Entries -
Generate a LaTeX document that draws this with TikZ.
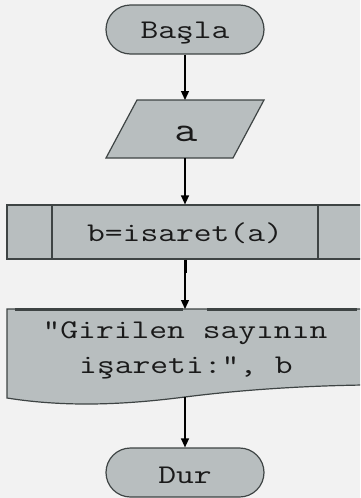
\documentclass[tikz,border=0pt]{standalone}
\usepackage{fontspec}
\setmonofont[FakeStretch=1.28]{Latin Modern Mono}
\usetikzlibrary{arrows.meta}
\definecolor{bg}{HTML}{F2F2F2}
\definecolor{shapefill}{HTML}{B8BEBF}
\definecolor{edge}{HTML}{3E4444}
\definecolor{ink}{HTML}{1A1A1A}
\tikzset{
  term/.style={draw=edge, fill=shapefill, line width=1.2pt, rounded corners=24.5pt,
    minimum width=158pt, minimum height=49pt, inner sep=0pt},
  ghost/.style={inner sep=0pt, outer sep=0pt},
  txt/.style={inner sep=0pt, text=ink, font=\ttfamily\fontsize{27}{35}\selectfont, anchor=base},
  conn/.style={draw=black, line width=1.3pt, -{Triangle[length=9pt,width=8pt]}},
  edgeline/.style={draw=edge, line width=1.2pt}
}
\begin{document}
\begin{tikzpicture}[x=1pt,y=-1pt]
\useasboundingbox (0,0) rectangle (360,498);
\fill[bg] (0,0) rectangle (360,498);
\clip (0,0) rectangle (360,498);

% Start
\node[term] (start) at (185,29.5) {};
\node[txt] (tstart) at (185,38) {Başla};

% Input parallelogram
\node[ghost, minimum width=158pt, minimum height=58pt] (inp) at (185,129) {};
\draw[edgeline, fill=shapefill] (106,158) -- (137,100) -- (264,100) -- (233,158) -- cycle;
\node[txt, font=\ttfamily\fontsize{35}{40}\selectfont] (tinp) at (186,141) {a};

% Predefined process
\node[draw=edge, fill=shapefill, line width=1.2pt, minimum width=356pt, minimum height=54pt, inner sep=0pt] (proc) at (185,232) {};
\draw[edgeline] (52,205) -- (52,259);
\draw[draw=edge, line width=2.2pt] (318,205) -- (318,259);
\node[txt] (tproc) at (185,241.7) {b=isaret(a)};

% Document
\node[ghost, minimum width=356pt, minimum height=88pt] (doc) at (185,353) {};
\draw[edgeline, fill=shapefill] (363,309) -- (7,309) -- (7,398)
  .. controls (70,408) and (130,404) .. (185,397)
  .. controls (240,390) and (300,386) .. (363,385) -- cycle;
\draw[draw=edge, line width=3pt] (15,309.5) -- (183,309.5);
\draw[draw=edge, line width=3pt] (207,309.5) -- (357,309.5);
\node[txt] (tdoc1) at (185,338) {“Girilen sayının};
\node[txt] (tdoc2) at (186,373) {işareti:”, b};

% End
\node[term] (stop) at (185,472.5) {};
\node[txt] (tstop) at (185,483) {Dur};

% Connectors
\draw[conn] (start.south) -- (inp.north);
\draw[conn] (inp.south) -- (proc.north);
\draw[conn] (proc.south) -- (doc.north);
\draw[draw=black, line width=3pt] (proc.south) -- ++(0,13);
\draw[conn] (doc.south) -- (stop.north);
\end{tikzpicture}
\end{document}
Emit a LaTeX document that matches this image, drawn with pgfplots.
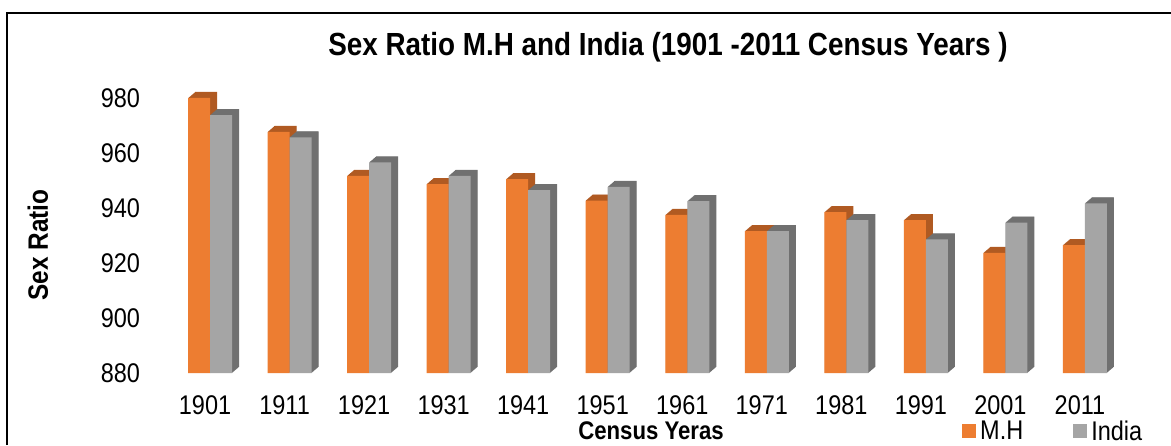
\documentclass[border=0pt]{standalone}
\usepackage{pgfplots}
\usepackage{pgfplotstable}
\pgfplotsset{compat=1.18}
\usepackage{fontspec}
\setmainfont{Liberation Sans}[FakeStretch=0.87]
\definecolor{mhc}{HTML}{ED7D31}
\definecolor{mhd}{HTML}{B05A22}
\definecolor{inc}{HTML}{A5A5A5}
\definecolor{ind}{HTML}{707070}
\pgfplotstableread{
x mh in
0 980 973.8
1 967.7 965.7
2 951.7 956.6
3 948.7 951.7
4 950.5 946.5
5 942.7 947.7
6 937.5 942.5
7 931.6 931.6
8 938.5 935.6
9 935.6 928.6
10 923.7 934.7
11 926.5 941.7
}\data
\begin{document}
\begin{tikzpicture}
\useasboundingbox (0,0) rectangle (1171pt,445pt);
\fill[white] (0,0) rectangle (1171pt,445pt);
\draw[line width=2pt] (7pt,0) -- (7pt,432pt) -- (1172pt,432pt);
\begin{axis}[
  at={(170.25pt,72pt)}, anchor=south west,
  scale only axis, width=954.5pt, height=283.25pt,
  xmin=-0.5, xmax=11.5, ymin=880, ymax=983,
  axis line style={draw=none}, tick style={draw=none},
  ytick={880,900,...,980},
  xtick={0,...,11},
  xticklabels={1901,1911,1921,1931,1941,1951,1961,1971,1981,1991,2001,2011},
  /pgf/number format/assume math mode=true,
  tick label style={font=\fontsize{27pt}{32pt}\selectfont},
  yticklabel style={anchor=east, inner sep=0pt, xshift=-30pt},
  xticklabel style={anchor=north, inner sep=0pt, yshift=-22pt, xshift=-5pt},
  title={\bfseries Sex Ratio M.H and India (1901 -2011 Census Years )},
  title style={at={(axis description cs:0.5215,1.13)}, anchor=center, font=\fontsize{32pt}{38pt}\selectfont},
  xlabel={\bfseries Census Yeras},
  x label style={at={(axis description cs:0.5037,-0.204)}, anchor=center, inner sep=0pt, font=\fontsize{25.5pt}{30pt}\selectfont},
  ylabel={\bfseries Sex Ratio},
  y label style={at={(axis description cs:-0.1386,0.452)}, anchor=center, rotate=0, font=\fontsize{28pt}{32pt}\selectfont},
  legend style={at={(axis description cs:0.8295,-0.205)}, anchor=west, draw=none, fill=none, inner sep=0pt,
    font=\fontsize{27pt}{32pt}\selectfont, legend columns=2,
    /tikz/every even column/.append style={column sep=46pt},
    nodes={inner xsep=4pt}},
]
\pgfplotsinvokeforeach{7,6.5,6,5.5,5,4.5,4,3.5,3,2.5,2,1.5,1,0.5}{
\addplot[ybar, bar width=22pt, bar shift=-11pt, fill=mhd, draw=none, forget plot, xshift=#1pt, yshift={#1*0.86pt}] table[x=x,y=mh]{\data};
}
\addplot[ybar, bar width=22pt, bar shift=-11pt, fill=mhc, draw=none,
  legend image code/.code={\fill[mhc] (0pt,-7pt) rectangle (14pt,7pt);}] table[x=x,y=mh]{\data};
\addlegendentry{M.H}
\pgfplotsinvokeforeach{7,6.5,6,5.5,5,4.5,4,3.5,3,2.5,2,1.5,1,0.5}{
\addplot[ybar, bar width=22pt, bar shift=11pt, fill=ind, draw=none, forget plot, xshift=#1pt, yshift={#1*0.86pt}] table[x=x,y=in]{\data};
}
\addplot[ybar, bar width=22pt, bar shift=11pt, fill=inc, draw=none,
  legend image code/.code={\fill[inc] (0pt,-7pt) rectangle (14pt,7pt);}] table[x=x,y=in]{\data};
\addlegendentry{India}
\end{axis}
\end{tikzpicture}
\end{document}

Given request -
Without the pictures, restate all the entries above exactly.

Answer for this exercise -
Generate a LaTeX document that draws this with TikZ.
\documentclass[tikz,border=0pt]{standalone}
\usepackage{fontspec}
\setmonofont[FakeStretch=1.28]{Latin Modern Mono}
\usetikzlibrary{arrows.meta}
\definecolor{bg}{HTML}{F2F2F2}
\definecolor{shapefill}{HTML}{B8BEBF}
\definecolor{edge}{HTML}{3E4444}
\definecolor{ink}{HTML}{1A1A1A}
\tikzset{
  term/.style={draw=edge, fill=shapefill, line width=1.2pt, rounded corners=24.5pt,
    minimum width=158pt, minimum height=49pt, inner sep=0pt},
  ghost/.style={inner sep=0pt, outer sep=0pt},
  txt/.style={inner sep=0pt, text=ink, font=\ttfamily\fontsize{27}{35}\selectfont, anchor=base},
  conn/.style={draw=black, line width=1.3pt, -{Triangle[length=9pt,width=8pt]}},
  edgeline/.style={draw=edge, line width=1.2pt}
}
\begin{document}
\begin{tikzpicture}[x=1pt,y=-1pt]
\useasboundingbox (0,0) rectangle (360,498);
\fill[bg] (0,0) rectangle (360,498);
\clip (0,0) rectangle (360,498);

% Start
\node[term] (start) at (185,29.5) {};
\node[txt] (tstart) at (185,38) {Başla};

% Input parallelogram
\node[ghost, minimum width=158pt, minimum height=58pt] (inp) at (185,129) {};
\draw[edgeline, fill=shapefill] (106,158) -- (137,100) -- (264,100) -- (233,158) -- cycle;
\node[txt, font=\ttfamily\fontsize{35}{40}\selectfont] (tinp) at (186,141) {a};

% Predefined process
\node[draw=edge, fill=shapefill, line width=1.2pt, minimum width=356pt, minimum height=54pt, inner sep=0pt] (proc) at (185,232) {};
\draw[edgeline] (52,205) -- (52,259);
\draw[draw=edge, line width=2.2pt] (318,205) -- (318,259);
\node[txt] (tproc) at (185,241.7) {b=isaret(a)};

% Document
\node[ghost, minimum width=356pt, minimum height=88pt] (doc) at (185,353) {};
\draw[edgeline, fill=shapefill] (363,309) -- (7,309) -- (7,398)
  .. controls (70,408) and (130,404) .. (185,397)
  .. controls (240,390) and (300,386) .. (363,385) -- cycle;
\draw[draw=edge, line width=3pt] (15,309.5) -- (183,309.5);
\draw[draw=edge, line width=3pt] (207,309.5) -- (357,309.5);
\node[txt] (tdoc1) at (185,338) {“Girilen sayının};
\node[txt] (tdoc2) at (186,373) {işareti:”, b};

% End
\node[term] (stop) at (185,472.5) {};
\node[txt] (tstop) at (185,483) {Dur};

% Connectors
\draw[conn] (start.south) -- (inp.north);
\draw[conn] (inp.south) -- (proc.north);
\draw[conn] (proc.south) -- (doc.north);
\draw[draw=black, line width=3pt] (proc.south) -- ++(0,13);
\draw[conn] (doc.south) -- (stop.north);
\end{tikzpicture}
\end{document}
Emit a LaTeX document that matches this image, drawn with pgfplots.
\documentclass[border=0pt]{standalone}
\usepackage{pgfplots}
\usepackage{pgfplotstable}
\pgfplotsset{compat=1.18}
\usepackage{fontspec}
\setmainfont{Liberation Sans}[FakeStretch=0.87]
\definecolor{mhc}{HTML}{ED7D31}
\definecolor{mhd}{HTML}{B05A22}
\definecolor{inc}{HTML}{A5A5A5}
\definecolor{ind}{HTML}{707070}
\pgfplotstableread{
x mh in
0 980 973.8
1 967.7 965.7
2 951.7 956.6
3 948.7 951.7
4 950.5 946.5
5 942.7 947.7
6 937.5 942.5
7 931.6 931.6
8 938.5 935.6
9 935.6 928.6
10 923.7 934.7
11 926.5 941.7
}\data
\begin{document}
\begin{tikzpicture}
\useasboundingbox (0,0) rectangle (1171pt,445pt);
\fill[white] (0,0) rectangle (1171pt,445pt);
\draw[line width=2pt] (7pt,0) -- (7pt,432pt) -- (1172pt,432pt);
\begin{axis}[
  at={(170.25pt,72pt)}, anchor=south west,
  scale only axis, width=954.5pt, height=283.25pt,
  xmin=-0.5, xmax=11.5, ymin=880, ymax=983,
  axis line style={draw=none}, tick style={draw=none},
  ytick={880,900,...,980},
  xtick={0,...,11},
  xticklabels={1901,1911,1921,1931,1941,1951,1961,1971,1981,1991,2001,2011},
  /pgf/number format/assume math mode=true,
  tick label style={font=\fontsize{27pt}{32pt}\selectfont},
  yticklabel style={anchor=east, inner sep=0pt, xshift=-30pt},
  xticklabel style={anchor=north, inner sep=0pt, yshift=-22pt, xshift=-5pt},
  title={\bfseries Sex Ratio M.H and India (1901 -2011 Census Years )},
  title style={at={(axis description cs:0.5215,1.13)}, anchor=center, font=\fontsize{32pt}{38pt}\selectfont},
  xlabel={\bfseries Census Yeras},
  x label style={at={(axis description cs:0.5037,-0.204)}, anchor=center, inner sep=0pt, font=\fontsize{25.5pt}{30pt}\selectfont},
  ylabel={\bfseries Sex Ratio},
  y label style={at={(axis description cs:-0.1386,0.452)}, anchor=center, rotate=0, font=\fontsize{28pt}{32pt}\selectfont},
  legend style={at={(axis description cs:0.8295,-0.205)}, anchor=west, draw=none, fill=none, inner sep=0pt,
    font=\fontsize{27pt}{32pt}\selectfont, legend columns=2,
    /tikz/every even column/.append style={column sep=46pt},
    nodes={inner xsep=4pt}},
]
\pgfplotsinvokeforeach{7,6.5,6,5.5,5,4.5,4,3.5,3,2.5,2,1.5,1,0.5}{
\addplot[ybar, bar width=22pt, bar shift=-11pt, fill=mhd, draw=none, forget plot, xshift=#1pt, yshift={#1*0.86pt}] table[x=x,y=mh]{\data};
}
\addplot[ybar, bar width=22pt, bar shift=-11pt, fill=mhc, draw=none,
  legend image code/.code={\fill[mhc] (0pt,-7pt) rectangle (14pt,7pt);}] table[x=x,y=mh]{\data};
\addlegendentry{M.H}
\pgfplotsinvokeforeach{7,6.5,6,5.5,5,4.5,4,3.5,3,2.5,2,1.5,1,0.5}{
\addplot[ybar, bar width=22pt, bar shift=11pt, fill=ind, draw=none, forget plot, xshift=#1pt, yshift={#1*0.86pt}] table[x=x,y=in]{\data};
}
\addplot[ybar, bar width=22pt, bar shift=11pt, fill=inc, draw=none,
  legend image code/.code={\fill[inc] (0pt,-7pt) rectangle (14pt,7pt);}] table[x=x,y=in]{\data};
\addlegendentry{India}
\end{axis}
\end{tikzpicture}
\end{document}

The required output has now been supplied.